--- Begin Extracted data ---

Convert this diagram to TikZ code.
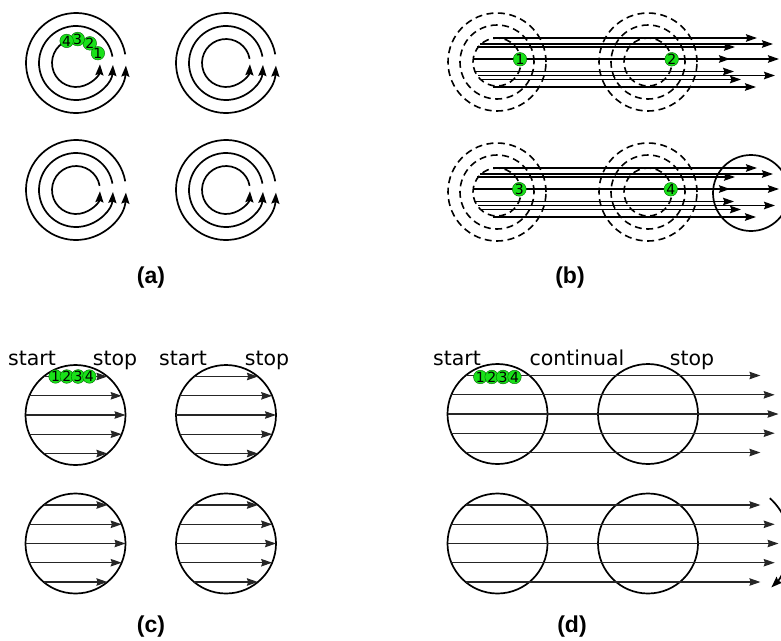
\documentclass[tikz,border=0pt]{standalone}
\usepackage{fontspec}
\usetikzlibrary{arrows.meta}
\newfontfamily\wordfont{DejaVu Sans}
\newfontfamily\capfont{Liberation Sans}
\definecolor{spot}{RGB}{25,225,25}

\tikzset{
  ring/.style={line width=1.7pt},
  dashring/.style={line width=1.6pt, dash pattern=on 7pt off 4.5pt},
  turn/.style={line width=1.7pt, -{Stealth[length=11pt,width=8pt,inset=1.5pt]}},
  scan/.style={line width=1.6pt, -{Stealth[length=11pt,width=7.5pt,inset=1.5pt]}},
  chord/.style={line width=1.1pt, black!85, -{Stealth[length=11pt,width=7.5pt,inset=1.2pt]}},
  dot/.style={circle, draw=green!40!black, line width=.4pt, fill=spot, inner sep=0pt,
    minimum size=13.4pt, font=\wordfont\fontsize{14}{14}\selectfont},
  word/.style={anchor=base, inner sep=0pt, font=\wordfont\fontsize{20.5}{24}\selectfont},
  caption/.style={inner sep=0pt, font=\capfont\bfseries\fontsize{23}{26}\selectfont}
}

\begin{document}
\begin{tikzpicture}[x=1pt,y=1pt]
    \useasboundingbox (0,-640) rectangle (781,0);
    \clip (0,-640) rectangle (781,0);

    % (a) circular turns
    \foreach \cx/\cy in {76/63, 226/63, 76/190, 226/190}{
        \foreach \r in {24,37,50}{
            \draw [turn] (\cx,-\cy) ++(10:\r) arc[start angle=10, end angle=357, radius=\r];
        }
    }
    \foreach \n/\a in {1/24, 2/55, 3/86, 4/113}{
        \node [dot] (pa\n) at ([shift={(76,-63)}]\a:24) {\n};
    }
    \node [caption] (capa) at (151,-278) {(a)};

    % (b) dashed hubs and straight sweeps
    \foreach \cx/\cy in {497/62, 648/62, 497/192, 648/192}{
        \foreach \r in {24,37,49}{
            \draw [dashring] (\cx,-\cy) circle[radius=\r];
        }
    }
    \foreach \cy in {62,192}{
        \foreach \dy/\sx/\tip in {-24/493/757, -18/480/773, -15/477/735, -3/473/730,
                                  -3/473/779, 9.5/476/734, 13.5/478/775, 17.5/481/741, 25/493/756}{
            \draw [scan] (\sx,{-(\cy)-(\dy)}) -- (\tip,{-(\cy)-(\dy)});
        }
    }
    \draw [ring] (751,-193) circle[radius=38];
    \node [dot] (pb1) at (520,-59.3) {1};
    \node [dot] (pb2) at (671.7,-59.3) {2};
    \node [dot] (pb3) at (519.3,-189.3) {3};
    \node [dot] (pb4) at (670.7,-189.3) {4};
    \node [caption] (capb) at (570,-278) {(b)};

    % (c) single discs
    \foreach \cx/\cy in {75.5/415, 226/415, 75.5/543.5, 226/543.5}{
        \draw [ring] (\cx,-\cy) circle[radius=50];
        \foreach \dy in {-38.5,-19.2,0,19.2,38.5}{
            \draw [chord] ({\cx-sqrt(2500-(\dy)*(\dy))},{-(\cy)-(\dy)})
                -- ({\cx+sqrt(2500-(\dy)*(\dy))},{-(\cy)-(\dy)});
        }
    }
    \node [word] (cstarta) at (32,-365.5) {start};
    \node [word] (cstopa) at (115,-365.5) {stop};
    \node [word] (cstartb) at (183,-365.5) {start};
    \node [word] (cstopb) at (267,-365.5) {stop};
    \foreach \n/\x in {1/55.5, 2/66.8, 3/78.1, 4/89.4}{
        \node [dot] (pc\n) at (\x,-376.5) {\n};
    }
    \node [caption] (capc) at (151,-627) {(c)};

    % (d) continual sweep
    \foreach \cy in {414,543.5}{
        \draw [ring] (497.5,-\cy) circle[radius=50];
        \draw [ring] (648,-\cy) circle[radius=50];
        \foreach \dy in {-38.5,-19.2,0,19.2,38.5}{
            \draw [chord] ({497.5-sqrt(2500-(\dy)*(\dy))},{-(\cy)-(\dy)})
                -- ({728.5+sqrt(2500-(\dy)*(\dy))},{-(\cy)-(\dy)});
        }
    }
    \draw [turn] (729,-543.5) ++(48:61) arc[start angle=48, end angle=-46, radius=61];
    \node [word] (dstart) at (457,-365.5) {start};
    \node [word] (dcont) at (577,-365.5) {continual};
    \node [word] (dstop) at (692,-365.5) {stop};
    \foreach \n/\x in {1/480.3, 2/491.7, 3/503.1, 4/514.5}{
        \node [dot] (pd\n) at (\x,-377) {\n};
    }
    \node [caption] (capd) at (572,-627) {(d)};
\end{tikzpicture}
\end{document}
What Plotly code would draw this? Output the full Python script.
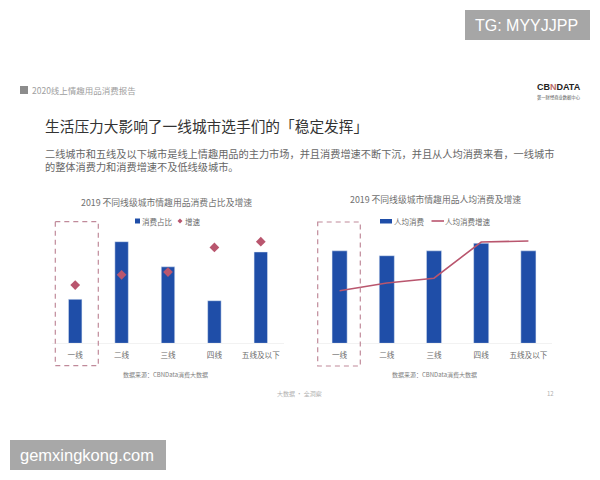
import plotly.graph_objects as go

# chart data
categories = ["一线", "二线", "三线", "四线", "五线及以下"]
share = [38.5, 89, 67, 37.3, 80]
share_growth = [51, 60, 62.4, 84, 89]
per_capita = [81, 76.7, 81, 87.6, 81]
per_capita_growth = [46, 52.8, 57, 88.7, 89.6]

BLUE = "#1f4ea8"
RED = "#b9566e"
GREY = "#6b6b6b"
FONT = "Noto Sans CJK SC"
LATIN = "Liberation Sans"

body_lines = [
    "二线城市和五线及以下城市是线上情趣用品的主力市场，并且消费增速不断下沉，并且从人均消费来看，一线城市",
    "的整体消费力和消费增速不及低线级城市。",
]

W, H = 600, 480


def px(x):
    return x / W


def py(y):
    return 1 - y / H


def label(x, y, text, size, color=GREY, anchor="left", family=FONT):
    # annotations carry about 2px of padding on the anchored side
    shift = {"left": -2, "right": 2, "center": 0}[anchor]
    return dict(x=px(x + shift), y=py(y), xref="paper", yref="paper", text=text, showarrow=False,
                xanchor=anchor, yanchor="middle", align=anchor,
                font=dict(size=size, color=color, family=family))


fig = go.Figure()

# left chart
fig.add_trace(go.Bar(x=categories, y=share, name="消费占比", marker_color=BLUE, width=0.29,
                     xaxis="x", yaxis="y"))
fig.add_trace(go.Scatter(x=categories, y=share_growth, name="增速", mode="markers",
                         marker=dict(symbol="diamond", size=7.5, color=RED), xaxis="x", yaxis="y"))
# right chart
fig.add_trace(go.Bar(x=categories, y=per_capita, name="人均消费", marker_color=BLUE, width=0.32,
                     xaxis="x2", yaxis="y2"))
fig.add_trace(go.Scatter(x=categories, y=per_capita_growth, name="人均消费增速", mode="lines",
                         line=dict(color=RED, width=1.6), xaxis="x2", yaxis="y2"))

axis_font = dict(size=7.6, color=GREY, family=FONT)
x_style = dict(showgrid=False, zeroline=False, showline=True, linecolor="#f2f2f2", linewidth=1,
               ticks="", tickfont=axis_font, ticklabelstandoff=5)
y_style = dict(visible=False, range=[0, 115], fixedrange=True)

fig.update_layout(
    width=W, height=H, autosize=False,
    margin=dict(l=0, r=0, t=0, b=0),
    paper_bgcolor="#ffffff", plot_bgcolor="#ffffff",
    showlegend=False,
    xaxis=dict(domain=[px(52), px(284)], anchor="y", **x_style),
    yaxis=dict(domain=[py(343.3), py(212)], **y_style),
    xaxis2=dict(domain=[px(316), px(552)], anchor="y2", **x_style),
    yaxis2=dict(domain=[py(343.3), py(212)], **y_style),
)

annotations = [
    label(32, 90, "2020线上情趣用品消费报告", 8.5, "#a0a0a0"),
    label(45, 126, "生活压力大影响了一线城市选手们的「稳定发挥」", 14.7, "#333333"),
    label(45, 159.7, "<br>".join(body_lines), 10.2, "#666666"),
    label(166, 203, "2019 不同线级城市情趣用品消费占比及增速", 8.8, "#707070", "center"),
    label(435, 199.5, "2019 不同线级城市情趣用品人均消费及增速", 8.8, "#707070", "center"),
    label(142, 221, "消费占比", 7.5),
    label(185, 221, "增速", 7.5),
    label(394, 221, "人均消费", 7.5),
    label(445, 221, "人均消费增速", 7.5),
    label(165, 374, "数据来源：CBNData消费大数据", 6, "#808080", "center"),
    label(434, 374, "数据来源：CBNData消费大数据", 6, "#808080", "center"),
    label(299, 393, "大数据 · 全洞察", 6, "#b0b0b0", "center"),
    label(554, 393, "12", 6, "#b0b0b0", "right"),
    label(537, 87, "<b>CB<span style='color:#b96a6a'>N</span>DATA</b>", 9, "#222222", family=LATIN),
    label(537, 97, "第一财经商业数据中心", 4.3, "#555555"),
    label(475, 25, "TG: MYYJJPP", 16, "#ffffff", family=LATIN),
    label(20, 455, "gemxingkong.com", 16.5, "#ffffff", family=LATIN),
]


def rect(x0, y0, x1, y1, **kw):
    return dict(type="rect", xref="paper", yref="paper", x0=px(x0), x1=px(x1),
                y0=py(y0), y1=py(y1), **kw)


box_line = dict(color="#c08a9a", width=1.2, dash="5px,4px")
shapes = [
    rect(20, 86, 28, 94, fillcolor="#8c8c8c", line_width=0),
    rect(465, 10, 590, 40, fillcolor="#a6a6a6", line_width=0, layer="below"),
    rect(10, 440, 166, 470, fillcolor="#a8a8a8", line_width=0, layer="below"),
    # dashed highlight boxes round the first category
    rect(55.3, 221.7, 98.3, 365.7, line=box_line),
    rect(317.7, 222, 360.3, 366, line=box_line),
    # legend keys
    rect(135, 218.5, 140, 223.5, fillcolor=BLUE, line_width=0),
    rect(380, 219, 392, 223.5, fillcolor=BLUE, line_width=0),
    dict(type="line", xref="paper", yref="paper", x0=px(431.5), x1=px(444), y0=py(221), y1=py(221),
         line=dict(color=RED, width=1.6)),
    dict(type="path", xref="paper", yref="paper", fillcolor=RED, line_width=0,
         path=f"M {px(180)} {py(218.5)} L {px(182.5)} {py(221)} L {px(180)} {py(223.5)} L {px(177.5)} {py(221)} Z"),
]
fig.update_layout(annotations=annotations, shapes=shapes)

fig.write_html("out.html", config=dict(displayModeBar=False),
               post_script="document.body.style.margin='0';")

--- End Extracted data ---

*The problem*: Copy each line above that contains the string "code".

*The answer*:
Convert this diagram to TikZ code.
What Plotly code would draw this? Output the full Python script.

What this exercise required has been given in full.